Syntactically, that is perfectly valid. That is, you can write something like that and Python will accept it. However, Python's built-in types do not support multiple indexing or slicing, so the built-in types do end up screaming at you:

>>> s = "Slicing is easy!"
>>> s[1, 2, 3, 4:16:2] 
Traceback (most recent call last):
  File "<stdin>", line 1, in <module>
TypeError: string indices must be integers

Python complained, but not about the syntax. It is strings that cannot handle the indices, and the extra slice, that you gave to the __getitem__ setting. Compare this with an actual SyntaxError:

>>> for in range(10):
  File "<stdin>", line 1
    for in range(10):
        ^
SyntaxError: invalid syntax

I couldn't even change lines to continue my make-believe for loop, Python outright complained about the syntax being wrong.

However, in your custom objects, you can add support for multiple indexing/slicing:

>>> class Seq:
...     def __getitem__(self, idx):
...         print(idx)
...
>>> s = Seq()
>>> s[1, 2, 3, 4:16:2]
(1, 2, 3, slice(4, 16, 2))

As you can see, the multiple indices and slices get packed into a tuple, which is then passed in to __getitem__.

We have taken a look at how slices work under the hood, and also took a sneak peek at how regular indexing works, and now we will go through a couple of examples in code where these things could be helpful.

Examples in code

Bear in mind that it is likely that you won't be using explicit slice objects in your day-to-day code. The scarcity of usage examples of slice in the Python Standard Library backs my claim.

Most usages of slice I found were for testing other objects' implementations, and then I found a couple (literally two) usages in the xml module, but to be completely honest with you, I did not understand why they were being used! (Do let me know if you can explain to me what is happening there!)

itertools.islice

The first example we will be using is from the itertools module's islice function. The islice function can be used to slice into an iterator, much like regular slicing, with two key differences:

  • islice does not work with negative parameters; and
  • islice works with generic iterables, which is the main reason why islice is useful.

Iterables and generators are fascinating things in Python and there will be future Pydon'ts on this subject. Stay tuned for those.

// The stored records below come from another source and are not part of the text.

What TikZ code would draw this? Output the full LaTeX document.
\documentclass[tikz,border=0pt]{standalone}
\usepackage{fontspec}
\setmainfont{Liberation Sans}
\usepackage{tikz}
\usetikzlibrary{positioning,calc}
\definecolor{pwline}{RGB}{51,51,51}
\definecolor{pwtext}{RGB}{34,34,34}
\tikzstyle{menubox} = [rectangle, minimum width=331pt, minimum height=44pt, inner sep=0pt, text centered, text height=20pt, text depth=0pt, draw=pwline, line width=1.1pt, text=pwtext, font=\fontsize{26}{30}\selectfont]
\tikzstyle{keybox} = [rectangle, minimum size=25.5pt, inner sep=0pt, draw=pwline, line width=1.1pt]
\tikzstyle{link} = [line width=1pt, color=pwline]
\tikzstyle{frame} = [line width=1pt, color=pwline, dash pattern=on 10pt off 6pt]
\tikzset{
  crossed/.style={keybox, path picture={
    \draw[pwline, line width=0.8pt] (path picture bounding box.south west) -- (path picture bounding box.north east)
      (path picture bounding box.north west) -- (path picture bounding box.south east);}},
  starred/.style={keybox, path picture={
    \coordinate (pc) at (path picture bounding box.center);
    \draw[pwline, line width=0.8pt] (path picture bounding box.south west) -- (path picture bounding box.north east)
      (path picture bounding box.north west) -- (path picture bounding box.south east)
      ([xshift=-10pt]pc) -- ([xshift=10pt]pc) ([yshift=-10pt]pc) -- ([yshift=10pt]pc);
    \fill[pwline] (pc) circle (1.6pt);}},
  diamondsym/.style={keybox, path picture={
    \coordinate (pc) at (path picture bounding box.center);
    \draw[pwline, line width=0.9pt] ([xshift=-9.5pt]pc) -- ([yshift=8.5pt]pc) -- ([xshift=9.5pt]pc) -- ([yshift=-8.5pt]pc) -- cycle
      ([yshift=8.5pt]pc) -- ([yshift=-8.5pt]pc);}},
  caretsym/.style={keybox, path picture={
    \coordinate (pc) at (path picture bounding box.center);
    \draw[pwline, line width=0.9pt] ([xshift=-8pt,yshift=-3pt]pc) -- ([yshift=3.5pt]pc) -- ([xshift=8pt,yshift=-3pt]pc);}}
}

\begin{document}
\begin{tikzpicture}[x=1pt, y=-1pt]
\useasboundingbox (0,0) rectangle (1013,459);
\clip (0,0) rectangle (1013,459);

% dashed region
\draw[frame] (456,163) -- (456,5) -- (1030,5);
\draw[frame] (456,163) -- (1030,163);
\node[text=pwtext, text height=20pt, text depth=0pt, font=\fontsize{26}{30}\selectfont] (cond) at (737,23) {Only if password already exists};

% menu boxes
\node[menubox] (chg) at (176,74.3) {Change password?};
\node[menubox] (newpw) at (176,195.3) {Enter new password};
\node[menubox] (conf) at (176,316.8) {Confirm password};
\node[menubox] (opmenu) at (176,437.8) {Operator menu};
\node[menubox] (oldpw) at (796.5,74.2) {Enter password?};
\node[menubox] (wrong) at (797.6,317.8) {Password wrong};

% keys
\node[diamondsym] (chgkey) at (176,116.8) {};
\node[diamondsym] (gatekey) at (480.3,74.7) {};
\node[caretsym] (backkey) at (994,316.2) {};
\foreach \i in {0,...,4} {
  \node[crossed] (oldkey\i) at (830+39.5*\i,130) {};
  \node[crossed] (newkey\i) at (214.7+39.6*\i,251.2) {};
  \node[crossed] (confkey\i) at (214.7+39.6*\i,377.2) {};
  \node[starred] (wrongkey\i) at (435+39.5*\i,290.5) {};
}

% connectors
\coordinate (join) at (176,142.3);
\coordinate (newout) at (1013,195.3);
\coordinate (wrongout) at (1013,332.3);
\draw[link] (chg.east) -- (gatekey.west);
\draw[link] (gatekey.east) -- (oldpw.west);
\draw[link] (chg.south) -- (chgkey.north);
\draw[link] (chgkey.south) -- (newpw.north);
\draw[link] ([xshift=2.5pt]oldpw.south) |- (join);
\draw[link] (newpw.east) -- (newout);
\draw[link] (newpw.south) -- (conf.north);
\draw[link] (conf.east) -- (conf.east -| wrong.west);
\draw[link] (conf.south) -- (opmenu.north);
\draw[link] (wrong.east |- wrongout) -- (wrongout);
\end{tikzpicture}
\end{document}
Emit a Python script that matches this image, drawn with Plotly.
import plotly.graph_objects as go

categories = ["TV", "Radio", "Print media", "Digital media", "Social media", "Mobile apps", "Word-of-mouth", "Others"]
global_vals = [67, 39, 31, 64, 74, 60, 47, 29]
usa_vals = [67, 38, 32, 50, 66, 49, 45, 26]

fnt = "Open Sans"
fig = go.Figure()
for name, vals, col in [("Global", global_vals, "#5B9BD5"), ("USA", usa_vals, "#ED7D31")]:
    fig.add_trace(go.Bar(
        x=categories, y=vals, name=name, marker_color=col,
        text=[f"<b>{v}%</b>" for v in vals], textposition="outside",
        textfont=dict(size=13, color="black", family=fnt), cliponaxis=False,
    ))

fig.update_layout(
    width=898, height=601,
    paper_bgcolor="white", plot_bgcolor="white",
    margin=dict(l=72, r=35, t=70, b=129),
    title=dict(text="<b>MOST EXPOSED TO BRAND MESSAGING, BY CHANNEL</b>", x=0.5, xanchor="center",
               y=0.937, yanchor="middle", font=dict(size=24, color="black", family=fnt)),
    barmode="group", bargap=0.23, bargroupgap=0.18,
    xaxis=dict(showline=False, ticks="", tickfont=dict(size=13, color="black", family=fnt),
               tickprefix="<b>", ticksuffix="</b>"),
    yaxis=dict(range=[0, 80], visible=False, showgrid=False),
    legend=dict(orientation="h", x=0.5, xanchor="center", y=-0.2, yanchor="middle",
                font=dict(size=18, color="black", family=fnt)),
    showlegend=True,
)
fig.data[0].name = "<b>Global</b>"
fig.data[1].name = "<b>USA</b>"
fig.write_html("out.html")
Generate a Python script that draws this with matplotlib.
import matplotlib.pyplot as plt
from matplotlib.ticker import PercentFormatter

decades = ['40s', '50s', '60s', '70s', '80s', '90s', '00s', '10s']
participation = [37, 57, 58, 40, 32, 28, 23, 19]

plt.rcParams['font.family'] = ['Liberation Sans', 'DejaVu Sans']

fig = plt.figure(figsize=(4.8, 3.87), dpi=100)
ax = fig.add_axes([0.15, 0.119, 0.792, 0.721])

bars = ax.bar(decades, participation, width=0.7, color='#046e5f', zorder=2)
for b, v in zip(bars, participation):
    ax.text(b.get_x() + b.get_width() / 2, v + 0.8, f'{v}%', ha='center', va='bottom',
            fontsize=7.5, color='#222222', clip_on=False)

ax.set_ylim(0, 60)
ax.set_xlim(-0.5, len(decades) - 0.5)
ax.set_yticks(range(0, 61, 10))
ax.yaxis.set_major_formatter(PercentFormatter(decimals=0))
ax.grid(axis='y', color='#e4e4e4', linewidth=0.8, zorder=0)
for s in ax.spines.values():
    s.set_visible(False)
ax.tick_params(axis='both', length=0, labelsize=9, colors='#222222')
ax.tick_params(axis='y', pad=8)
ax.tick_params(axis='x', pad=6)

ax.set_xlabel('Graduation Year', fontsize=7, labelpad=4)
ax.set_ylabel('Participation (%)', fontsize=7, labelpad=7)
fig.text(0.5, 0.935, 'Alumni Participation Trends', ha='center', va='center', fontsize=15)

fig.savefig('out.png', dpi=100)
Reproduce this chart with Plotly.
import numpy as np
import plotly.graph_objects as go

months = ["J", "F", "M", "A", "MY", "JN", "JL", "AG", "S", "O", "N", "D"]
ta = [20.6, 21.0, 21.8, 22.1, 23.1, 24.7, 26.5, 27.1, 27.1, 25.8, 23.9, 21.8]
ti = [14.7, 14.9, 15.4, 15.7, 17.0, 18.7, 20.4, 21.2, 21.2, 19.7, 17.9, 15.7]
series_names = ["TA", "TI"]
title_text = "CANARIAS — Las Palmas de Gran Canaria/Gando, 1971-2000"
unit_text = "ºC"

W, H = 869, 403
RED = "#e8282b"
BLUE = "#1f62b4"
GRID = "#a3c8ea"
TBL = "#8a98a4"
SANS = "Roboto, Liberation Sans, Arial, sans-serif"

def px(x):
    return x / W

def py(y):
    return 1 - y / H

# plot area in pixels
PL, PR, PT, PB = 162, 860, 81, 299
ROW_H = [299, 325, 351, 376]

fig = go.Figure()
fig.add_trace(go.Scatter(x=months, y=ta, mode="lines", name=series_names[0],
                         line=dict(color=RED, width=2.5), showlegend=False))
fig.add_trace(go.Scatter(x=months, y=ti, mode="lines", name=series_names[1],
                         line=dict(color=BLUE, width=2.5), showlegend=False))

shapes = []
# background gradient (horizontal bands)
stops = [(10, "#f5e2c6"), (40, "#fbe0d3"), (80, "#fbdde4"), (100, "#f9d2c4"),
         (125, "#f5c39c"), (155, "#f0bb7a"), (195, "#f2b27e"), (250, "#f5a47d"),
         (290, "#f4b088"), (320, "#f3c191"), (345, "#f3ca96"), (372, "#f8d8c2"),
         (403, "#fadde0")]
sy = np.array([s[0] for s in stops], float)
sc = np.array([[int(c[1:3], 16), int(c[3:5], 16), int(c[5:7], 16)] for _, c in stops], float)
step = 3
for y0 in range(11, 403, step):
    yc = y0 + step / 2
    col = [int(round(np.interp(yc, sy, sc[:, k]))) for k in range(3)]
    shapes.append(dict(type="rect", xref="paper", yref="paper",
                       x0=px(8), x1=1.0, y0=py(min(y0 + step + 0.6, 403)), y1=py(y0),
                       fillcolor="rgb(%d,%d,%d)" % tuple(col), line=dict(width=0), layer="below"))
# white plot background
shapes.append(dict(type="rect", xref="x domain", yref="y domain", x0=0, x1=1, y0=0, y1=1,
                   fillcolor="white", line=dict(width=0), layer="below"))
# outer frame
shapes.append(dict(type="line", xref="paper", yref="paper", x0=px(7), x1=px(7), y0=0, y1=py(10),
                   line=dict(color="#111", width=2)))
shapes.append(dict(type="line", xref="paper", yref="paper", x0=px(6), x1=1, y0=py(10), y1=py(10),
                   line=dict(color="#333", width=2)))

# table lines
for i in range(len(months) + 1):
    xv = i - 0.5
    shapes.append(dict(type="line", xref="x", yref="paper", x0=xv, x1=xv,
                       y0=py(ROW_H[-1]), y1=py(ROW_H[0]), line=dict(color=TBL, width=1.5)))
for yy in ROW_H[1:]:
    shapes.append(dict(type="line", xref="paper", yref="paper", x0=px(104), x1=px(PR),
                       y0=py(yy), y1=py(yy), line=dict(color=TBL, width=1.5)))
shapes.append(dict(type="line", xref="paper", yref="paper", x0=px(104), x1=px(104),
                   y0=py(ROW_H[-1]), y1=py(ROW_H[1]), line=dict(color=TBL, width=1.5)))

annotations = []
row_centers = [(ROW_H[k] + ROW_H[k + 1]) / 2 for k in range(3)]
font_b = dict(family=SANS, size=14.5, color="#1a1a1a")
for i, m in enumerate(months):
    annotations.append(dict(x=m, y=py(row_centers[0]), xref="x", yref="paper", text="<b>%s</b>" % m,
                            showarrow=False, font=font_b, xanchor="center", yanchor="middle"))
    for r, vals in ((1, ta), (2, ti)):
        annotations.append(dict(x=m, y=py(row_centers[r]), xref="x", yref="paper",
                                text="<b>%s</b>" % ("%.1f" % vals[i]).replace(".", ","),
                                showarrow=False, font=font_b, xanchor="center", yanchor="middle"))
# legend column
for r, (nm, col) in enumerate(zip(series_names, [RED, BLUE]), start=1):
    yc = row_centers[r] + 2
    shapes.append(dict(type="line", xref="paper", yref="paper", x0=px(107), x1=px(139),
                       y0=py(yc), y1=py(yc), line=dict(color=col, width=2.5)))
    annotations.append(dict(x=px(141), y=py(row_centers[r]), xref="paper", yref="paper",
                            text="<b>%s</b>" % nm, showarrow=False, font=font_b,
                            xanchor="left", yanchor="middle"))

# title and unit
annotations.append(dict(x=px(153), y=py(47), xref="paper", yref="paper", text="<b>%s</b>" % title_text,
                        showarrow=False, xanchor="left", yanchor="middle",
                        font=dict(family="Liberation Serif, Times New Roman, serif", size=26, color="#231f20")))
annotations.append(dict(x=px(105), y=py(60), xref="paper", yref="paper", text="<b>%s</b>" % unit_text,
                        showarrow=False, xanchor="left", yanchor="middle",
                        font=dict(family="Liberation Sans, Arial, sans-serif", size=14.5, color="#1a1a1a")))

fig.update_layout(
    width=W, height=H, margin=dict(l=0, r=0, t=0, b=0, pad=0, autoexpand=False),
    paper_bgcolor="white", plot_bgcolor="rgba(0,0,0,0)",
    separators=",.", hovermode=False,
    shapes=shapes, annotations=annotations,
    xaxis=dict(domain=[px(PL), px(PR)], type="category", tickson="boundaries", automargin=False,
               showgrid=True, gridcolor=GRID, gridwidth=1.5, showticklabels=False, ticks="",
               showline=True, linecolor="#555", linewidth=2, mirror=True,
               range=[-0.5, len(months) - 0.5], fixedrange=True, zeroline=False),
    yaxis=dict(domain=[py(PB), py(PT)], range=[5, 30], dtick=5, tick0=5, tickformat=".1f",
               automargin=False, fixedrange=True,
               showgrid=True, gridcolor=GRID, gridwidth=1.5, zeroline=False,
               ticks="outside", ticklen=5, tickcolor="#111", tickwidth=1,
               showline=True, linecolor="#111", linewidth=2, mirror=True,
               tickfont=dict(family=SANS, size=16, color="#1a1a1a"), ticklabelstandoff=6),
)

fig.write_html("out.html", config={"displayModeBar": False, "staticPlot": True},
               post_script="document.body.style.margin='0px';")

Without going into too much detail about the iterables, let me show you a clear example of when regular slicing doesn't work but islice works:

>>> f = lambda x: x     # function that returns its input.
>>> f(3)
3
>>> f([1, 2, "Hey"])
[1, 2, 'Hey']
>>> s = "Slicing is easy!"
>>> s[2::3]
'iniey'
>>> m = map(f, s)       # `m` is an iterable with the characters from `s`.
>>> m[2::3]             # regular slicing doesn't work...
Traceback (most recent call last):
  File "<stdin>", line 1, in <module>
TypeError: 'map' object is not subscriptable
>>> import itertools
>>> for char in itertools.islice(m, 2, None, 3):
...     print(char)
...
i
n
i
e
y

The example above just shows that islice works in some situations where regular slicing with [start:stop:step] doesn't. The documentation for islice provides an approximate Python implementation of islice (the actual function is written in C):

# From https://docs.python.org/3/library/itertools.html#itertools.islice, on the 18th of May 2021
def islice(iterable, *args):
    # (Some comments removed for brevity...)
    s = slice(*args)
    start, stop, step = s.start or 0, s.stop or sys.maxsize, s.step or 1
    it = iter(range(start, stop, step))
    # (Code sliced for brevity, pun much intended.)
    # ...

In the example above, the slice object is being used just as an utility to map the arguments given to islice as the parameters that need to go into the range in the third code line of the example.

Another noteworthy thing is the line that assigns to start, stop, step with the or operators. The or is being used to assign default values to the parameters, in case the original argument as None:

>>> start = 4       # If `start` has a value,
>>> start or 0      # then we get that value.
4
>>> start = None    # However, if `start` is `None`,
>>> start or 0      # then we get the default value of `0`.
0
# Similarly for the `stop` and `step` parameters;
# here is another example with `stop`:
>>> import sys
>>> stop = 4
>>> stop or sys.maxsize
4
>>> stop = None
>>> stop or sys.maxsize
9223372036854775807

The short-circuiting capabilities of the or operator (and also of the and) will be discussed in detail in a later Pydon't, don't worry!

To conclude this example, we see that slice can be useful in the niche use-case of dispatching range-like arguments to their correct positions, because you can read the parameters off of a slice object.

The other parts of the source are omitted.